[EXERCISE AIM]
The lines to reproduce run from the first one through the line containing "y_ticks = [100, 110, 120, 130, 140, 150, 160, 170]". Reproduce them exactly.

# start of DATASET RECORDS

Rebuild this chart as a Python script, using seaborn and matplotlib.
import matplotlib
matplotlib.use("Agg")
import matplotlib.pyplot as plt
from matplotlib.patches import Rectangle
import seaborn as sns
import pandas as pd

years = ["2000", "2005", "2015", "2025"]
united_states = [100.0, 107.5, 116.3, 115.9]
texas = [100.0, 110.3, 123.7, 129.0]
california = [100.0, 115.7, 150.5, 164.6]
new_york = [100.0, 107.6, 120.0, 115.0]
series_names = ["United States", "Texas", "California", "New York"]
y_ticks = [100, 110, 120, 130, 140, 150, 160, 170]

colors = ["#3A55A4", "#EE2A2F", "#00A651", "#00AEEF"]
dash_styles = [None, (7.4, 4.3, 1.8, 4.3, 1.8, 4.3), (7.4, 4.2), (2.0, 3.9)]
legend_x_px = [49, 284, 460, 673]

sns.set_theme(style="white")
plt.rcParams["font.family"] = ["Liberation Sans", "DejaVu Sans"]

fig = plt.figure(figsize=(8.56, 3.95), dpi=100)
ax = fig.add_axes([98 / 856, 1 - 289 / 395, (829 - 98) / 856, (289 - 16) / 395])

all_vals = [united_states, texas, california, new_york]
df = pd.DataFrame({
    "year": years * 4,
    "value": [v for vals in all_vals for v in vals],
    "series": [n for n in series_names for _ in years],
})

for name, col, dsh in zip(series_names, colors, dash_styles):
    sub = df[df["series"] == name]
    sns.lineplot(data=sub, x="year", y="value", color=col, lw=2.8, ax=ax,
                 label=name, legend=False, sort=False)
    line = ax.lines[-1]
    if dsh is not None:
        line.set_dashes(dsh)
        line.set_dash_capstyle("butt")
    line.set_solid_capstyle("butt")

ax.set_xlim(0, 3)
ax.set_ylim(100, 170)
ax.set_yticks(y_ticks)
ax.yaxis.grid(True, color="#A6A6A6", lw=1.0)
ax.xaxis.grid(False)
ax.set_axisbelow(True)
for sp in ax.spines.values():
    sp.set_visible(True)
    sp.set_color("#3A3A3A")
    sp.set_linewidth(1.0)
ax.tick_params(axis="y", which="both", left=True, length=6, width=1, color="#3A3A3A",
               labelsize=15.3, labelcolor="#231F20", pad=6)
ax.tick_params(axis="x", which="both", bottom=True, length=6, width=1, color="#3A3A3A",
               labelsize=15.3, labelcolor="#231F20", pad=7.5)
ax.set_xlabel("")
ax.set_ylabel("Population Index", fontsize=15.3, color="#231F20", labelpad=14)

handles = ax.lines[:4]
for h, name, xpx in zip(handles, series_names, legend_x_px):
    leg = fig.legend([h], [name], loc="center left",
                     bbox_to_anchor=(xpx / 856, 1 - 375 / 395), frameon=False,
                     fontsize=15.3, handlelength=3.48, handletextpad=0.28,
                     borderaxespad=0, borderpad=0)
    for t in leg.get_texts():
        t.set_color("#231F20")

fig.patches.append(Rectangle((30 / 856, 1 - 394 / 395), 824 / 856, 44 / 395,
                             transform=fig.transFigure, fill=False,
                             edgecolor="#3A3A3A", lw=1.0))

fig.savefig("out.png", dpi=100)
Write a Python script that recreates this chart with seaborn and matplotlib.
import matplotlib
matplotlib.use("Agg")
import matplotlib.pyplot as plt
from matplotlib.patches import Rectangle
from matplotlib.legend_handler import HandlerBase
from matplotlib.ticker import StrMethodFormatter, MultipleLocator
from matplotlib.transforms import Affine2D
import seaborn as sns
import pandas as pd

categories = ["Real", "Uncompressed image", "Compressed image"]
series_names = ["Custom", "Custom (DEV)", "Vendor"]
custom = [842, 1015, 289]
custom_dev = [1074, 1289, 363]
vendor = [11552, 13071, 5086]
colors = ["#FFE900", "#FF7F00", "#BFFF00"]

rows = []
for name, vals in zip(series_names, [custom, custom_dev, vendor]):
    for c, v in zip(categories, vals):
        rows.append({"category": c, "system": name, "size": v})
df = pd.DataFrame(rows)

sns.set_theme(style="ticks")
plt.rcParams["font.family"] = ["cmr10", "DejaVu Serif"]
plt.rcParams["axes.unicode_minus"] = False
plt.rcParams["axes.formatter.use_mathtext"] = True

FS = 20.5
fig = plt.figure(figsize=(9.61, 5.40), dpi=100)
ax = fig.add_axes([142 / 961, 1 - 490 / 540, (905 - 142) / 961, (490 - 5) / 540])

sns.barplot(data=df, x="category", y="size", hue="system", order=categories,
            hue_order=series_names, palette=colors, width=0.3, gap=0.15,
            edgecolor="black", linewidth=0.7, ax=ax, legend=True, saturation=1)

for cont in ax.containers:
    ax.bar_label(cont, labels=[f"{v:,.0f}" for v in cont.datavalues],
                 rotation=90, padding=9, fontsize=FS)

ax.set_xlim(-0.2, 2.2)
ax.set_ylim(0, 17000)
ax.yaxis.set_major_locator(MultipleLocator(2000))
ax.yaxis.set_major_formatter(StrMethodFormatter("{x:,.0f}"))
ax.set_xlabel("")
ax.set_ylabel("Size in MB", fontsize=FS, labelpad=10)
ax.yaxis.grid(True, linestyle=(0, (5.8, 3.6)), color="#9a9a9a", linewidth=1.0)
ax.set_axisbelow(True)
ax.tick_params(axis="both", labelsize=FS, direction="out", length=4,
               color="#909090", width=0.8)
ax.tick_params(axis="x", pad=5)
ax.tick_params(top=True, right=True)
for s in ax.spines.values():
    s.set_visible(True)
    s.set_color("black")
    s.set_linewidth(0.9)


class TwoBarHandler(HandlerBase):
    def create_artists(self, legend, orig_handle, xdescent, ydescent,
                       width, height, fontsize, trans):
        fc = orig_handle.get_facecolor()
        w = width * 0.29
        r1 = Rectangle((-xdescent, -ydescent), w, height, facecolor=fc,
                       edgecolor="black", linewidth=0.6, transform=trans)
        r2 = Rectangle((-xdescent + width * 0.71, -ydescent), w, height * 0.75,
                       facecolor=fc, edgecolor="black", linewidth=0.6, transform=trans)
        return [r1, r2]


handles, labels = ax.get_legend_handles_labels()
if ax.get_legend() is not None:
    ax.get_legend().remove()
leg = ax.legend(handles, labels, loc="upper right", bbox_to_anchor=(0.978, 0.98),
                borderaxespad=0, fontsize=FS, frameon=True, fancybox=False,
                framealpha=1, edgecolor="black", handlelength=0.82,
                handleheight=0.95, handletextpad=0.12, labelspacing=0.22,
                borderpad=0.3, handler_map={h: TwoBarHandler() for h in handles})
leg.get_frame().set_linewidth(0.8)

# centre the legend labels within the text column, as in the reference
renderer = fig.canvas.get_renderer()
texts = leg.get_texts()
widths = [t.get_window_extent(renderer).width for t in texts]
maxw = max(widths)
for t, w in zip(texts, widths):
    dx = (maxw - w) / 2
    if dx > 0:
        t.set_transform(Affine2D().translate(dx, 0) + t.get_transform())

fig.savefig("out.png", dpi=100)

# end of DATASET RECORDS

[RESULT BELOW]
Rebuild this chart as a Python script, using seaborn and matplotlib.
import matplotlib
matplotlib.use("Agg")
import matplotlib.pyplot as plt
from matplotlib.patches import Rectangle
import seaborn as sns
import pandas as pd

years = ["2000", "2005", "2015", "2025"]
united_states = [100.0, 107.5, 116.3, 115.9]
texas = [100.0, 110.3, 123.7, 129.0]
california = [100.0, 115.7, 150.5, 164.6]
new_york = [100.0, 107.6, 120.0, 115.0]
series_names = ["United States", "Texas", "California", "New York"]
y_ticks = [100, 110, 120, 130, 140, 150, 160, 170]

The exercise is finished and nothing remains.